WORK TO DO:
Your copy of the material must match it exactly, except that pictures are dropped.

DATA EXTRACT:
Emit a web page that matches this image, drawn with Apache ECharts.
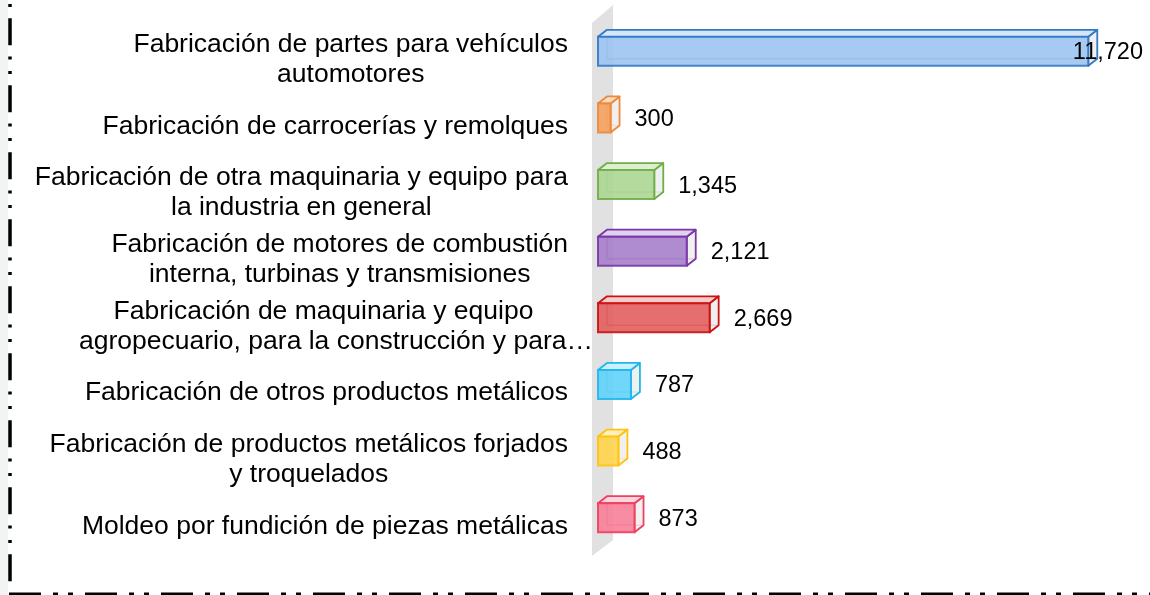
<!DOCTYPE html>
<html>
<head>
<meta charset="utf-8">
<script src="https://cdn.jsdelivr.net/npm/echarts@6/dist/echarts.min.js"></script>
<style>
html,body{margin:0;padding:0;background:#fff;}
#c{width:1150px;height:595px;}
</style>
</head>
<body>
<div id="c"></div>
<script>
const categories = [
  "Fabricación de partes para vehículos\nautomotores",
  "Fabricación de carrocerías y remolques",
  "Fabricación de otra maquinaria y equipo para\nla industria en general",
  "Fabricación de motores de combustión\ninterna, turbinas y transmisiones",
  "Fabricación de maquinaria y equipo\nagropecuario, para la construcción y para…",
  "Fabricación de otros productos metálicos",
  "Fabricación de productos metálicos forjados\ny troquelados",
  "Moldeo por fundición de piezas metálicas"
];
const values = [11720, 300, 1345, 2121, 2669, 787, 488, 873];
const strokeColors = ["#3478c6", "#f08838", "#70ad47", "#7a35a8", "#cc1111", "#20b6ee", "#ffc20e", "#ee3f5e"];
const fillColors = ["#9cc4f0", "#f5a262", "#acd693", "#a680ca", "#e25f5f", "#62d3fa", "#ffd44e", "#f78098"];
const topColors = ["#d6e6f8", "#fbdcc4", "#dcefd0", "#e1d3ee", "#f4cccc", "#cdf0fd", "#fff0c2", "#fcd6de"];

const FONT = "'Liberation Sans', Arial, sans-serif";

const chart = echarts.init(document.getElementById('c'), null, {renderer: 'canvas'});

function renderItem(params, api) {
  const i = api.value(1);
  const v = api.value(0);
  const p0 = api.coord([0, i]);
  const p1 = api.coord([v, i]);
  const x0 = p0[0], x1 = p1[0], yc = p1[1];
  const h = 29, dx = 9, dy = -7;
  const yt = yc - h / 2, yb = yc + h / 2;
  const sc = strokeColors[i], fc = fillColors[i], tc = topColors[i];
  const txt = v.toLocaleString('en-US');
  let lx = x1 + 24, align = 'left';
  if (lx + 80 > api.getWidth()) { lx = api.getWidth() - 7; align = 'right'; }
  return {
    type: 'group',
    children: [
      {type: 'polyline', shape: {points: [[x0 + dx, yt + dy], [x0 + dx, yb + dy], [x1 + dx, yb + dy]]},
       style: {stroke: sc, lineWidth: 1.5, fill: null, opacity: 0.7}},
      {type: 'polygon', shape: {points: [[x1, yt], [x1 + dx, yt + dy], [x1 + dx, yb + dy], [x1, yb]]},
       style: {fill: 'rgba(236,236,236,0.8)', stroke: sc, lineWidth: 1.8, lineJoin: 'round'}},
      {type: 'polygon', shape: {points: [[x0, yt], [x1, yt], [x1 + dx, yt + dy], [x0 + dx, yt + dy]]},
       style: {fill: tc, stroke: sc, lineWidth: 1.8, lineJoin: 'round'}},
      {type: 'rect', shape: {x: x0, y: yt, width: x1 - x0, height: h},
       style: {fill: fc, opacity: 0.9, stroke: sc, lineWidth: 2}},
      {type: 'text', style: {text: txt, x: lx, y: yc + 1.5, align: align, verticalAlign: 'middle',
       fontSize: 23.5, fontFamily: FONT, fill: '#000'}}
    ]
  };
}

const option = {
  animation: false,
  backgroundColor: '#fff',
  grid: {left: 598, top: 18, width: 502, height: 533, containLabel: false},
  xAxis: {type: 'value', min: 0, max: 12000, show: false, splitLine: {show: false}},
  yAxis: {
    type: 'category', inverse: true, data: categories,
    axisLine: {show: false}, axisTick: {show: false}, splitLine: {show: false},
    axisLabel: {
      margin: 5, align: 'right', verticalAlign: 'middle', padding: [17, 0, 0, 0],
      formatter: function (val) {
        return val.split('\n').map(function (s) {
          // a line ending in an ellipsis overflows the wrap box, others keep the right gap
          return /…$/.test(s) ? '{c|' + s + '}' : '{c|' + s + '}{s| }';
        }).join('\n');
      },
      rich: {
        c: {fontSize: 26.5, lineHeight: 30, align: 'center', fontFamily: FONT, color: '#000'},
        s: {fontSize: 26.5, lineHeight: 30, width: 25, align: 'right', fontFamily: FONT, color: '#000'}
      }
    }
  },
  graphic: [
    {type: 'rect', z: -20, shape: {x: 0, y: 0, width: 8, height: 595}, style: {fill: '#f2f3f3'}},
    {type: 'polygon', z: -10, shape: {points: [[592, 23], [613, 5], [613, 540], [592, 556]]}, style: {fill: '#e1e1e1'}},
    {type: 'line', z: 10, shape: {x1: 10, y1: 4, x2: 10, y2: 583},
     style: {stroke: '#000', lineWidth: 3.5, lineDash: [3, 11.3, 27, 11.3, 3, 11.4]}},
    {type: 'line', z: 10, shape: {x1: 9, y1: 594, x2: 1150, y2: 594},
     style: {stroke: '#000', lineWidth: 3, lineDash: [32, 12, 5, 10, 5, 12]}}
  ],
  series: [{
    type: 'custom',
    renderItem: renderItem,
    encode: {x: 0, y: 1},
    data: values.map(function (v, i) { return [v, i]; })
  }]
};
chart.setOption(option);
</script>
</body>
</html>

FULL SOLUTION:
Emit a web page that matches this image, drawn with Apache ECharts.
<!DOCTYPE html>
<html>
<head>
<meta charset="utf-8">
<script src="https://cdn.jsdelivr.net/npm/echarts@6/dist/echarts.min.js"></script>
<style>
html,body{margin:0;padding:0;background:#fff;}
#c{width:1150px;height:595px;}
</style>
</head>
<body>
<div id="c"></div>
<script>
const categories = [
  "Fabricación de partes para vehículos\nautomotores",
  "Fabricación de carrocerías y remolques",
  "Fabricación de otra maquinaria y equipo para\nla industria en general",
  "Fabricación de motores de combustión\ninterna, turbinas y transmisiones",
  "Fabricación de maquinaria y equipo\nagropecuario, para la construcción y para…",
  "Fabricación de otros productos metálicos",
  "Fabricación de productos metálicos forjados\ny troquelados",
  "Moldeo por fundición de piezas metálicas"
];
const values = [11720, 300, 1345, 2121, 2669, 787, 488, 873];
const strokeColors = ["#3478c6", "#f08838", "#70ad47", "#7a35a8", "#cc1111", "#20b6ee", "#ffc20e", "#ee3f5e"];
const fillColors = ["#9cc4f0", "#f5a262", "#acd693", "#a680ca", "#e25f5f", "#62d3fa", "#ffd44e", "#f78098"];
const topColors = ["#d6e6f8", "#fbdcc4", "#dcefd0", "#e1d3ee", "#f4cccc", "#cdf0fd", "#fff0c2", "#fcd6de"];

const FONT = "'Liberation Sans', Arial, sans-serif";

const chart = echarts.init(document.getElementById('c'), null, {renderer: 'canvas'});

function renderItem(params, api) {
  const i = api.value(1);
  const v = api.value(0);
  const p0 = api.coord([0, i]);
  const p1 = api.coord([v, i]);
  const x0 = p0[0], x1 = p1[0], yc = p1[1];
  const h = 29, dx = 9, dy = -7;
  const yt = yc - h / 2, yb = yc + h / 2;
  const sc = strokeColors[i], fc = fillColors[i], tc = topColors[i];
  const txt = v.toLocaleString('en-US');
  let lx = x1 + 24, align = 'left';
  if (lx + 80 > api.getWidth()) { lx = api.getWidth() - 7; align = 'right'; }
  return {
    type: 'group',
    children: [
      {type: 'polyline', shape: {points: [[x0 + dx, yt + dy], [x0 + dx, yb + dy], [x1 + dx, yb + dy]]},
       style: {stroke: sc, lineWidth: 1.5, fill: null, opacity: 0.7}},
      {type: 'polygon', shape: {points: [[x1, yt], [x1 + dx, yt + dy], [x1 + dx, yb + dy], [x1, yb]]},
       style: {fill: 'rgba(236,236,236,0.8)', stroke: sc, lineWidth: 1.8, lineJoin: 'round'}},
      {type: 'polygon', shape: {points: [[x0, yt], [x1, yt], [x1 + dx, yt + dy], [x0 + dx, yt + dy]]},
       style: {fill: tc, stroke: sc, lineWidth: 1.8, lineJoin: 'round'}},
      {type: 'rect', shape: {x: x0, y: yt, width: x1 - x0, height: h},
       style: {fill: fc, opacity: 0.9, stroke: sc, lineWidth: 2}},
      {type: 'text', style: {text: txt, x: lx, y: yc + 1.5, align: align, verticalAlign: 'middle',
       fontSize: 23.5, fontFamily: FONT, fill: '#000'}}
    ]
  };
}

const option = {
  animation: false,
  backgroundColor: '#fff',
  grid: {left: 598, top: 18, width: 502, height: 533, containLabel: false},
  xAxis: {type: 'value', min: 0, max: 12000, show: false, splitLine: {show: false}},
  yAxis: {
    type: 'category', inverse: true, data: categories,
    axisLine: {show: false}, axisTick: {show: false}, splitLine: {show: false},
    axisLabel: {
      margin: 5, align: 'right', verticalAlign: 'middle', padding: [17, 0, 0, 0],
      formatter: function (val) {
        return val.split('\n').map(function (s) {
          // a line ending in an ellipsis overflows the wrap box, others keep the right gap
          return /…$/.test(s) ? '{c|' + s + '}' : '{c|' + s + '}{s| }';
        }).join('\n');
      },
      rich: {
        c: {fontSize: 26.5, lineHeight: 30, align: 'center', fontFamily: FONT, color: '#000'},
        s: {fontSize: 26.5, lineHeight: 30, width: 25, align: 'right', fontFamily: FONT, color: '#000'}
      }
    }
  },
  graphic: [
    {type: 'rect', z: -20, shape: {x: 0, y: 0, width: 8, height: 595}, style: {fill: '#f2f3f3'}},
    {type: 'polygon', z: -10, shape: {points: [[592, 23], [613, 5], [613, 540], [592, 556]]}, style: {fill: '#e1e1e1'}},
    {type: 'line', z: 10, shape: {x1: 10, y1: 4, x2: 10, y2: 583},
     style: {stroke: '#000', lineWidth: 3.5, lineDash: [3, 11.3, 27, 11.3, 3, 11.4]}},
    {type: 'line', z: 10, shape: {x1: 9, y1: 594, x2: 1150, y2: 594},
     style: {stroke: '#000', lineWidth: 3, lineDash: [32, 12, 5, 10, 5, 12]}}
  ],
  series: [{
    type: 'custom',
    renderItem: renderItem,
    encode: {x: 0, y: 1},
    data: values.map(function (v, i) { return [v, i]; })
  }]
};
chart.setOption(option);
</script>
</body>
</html>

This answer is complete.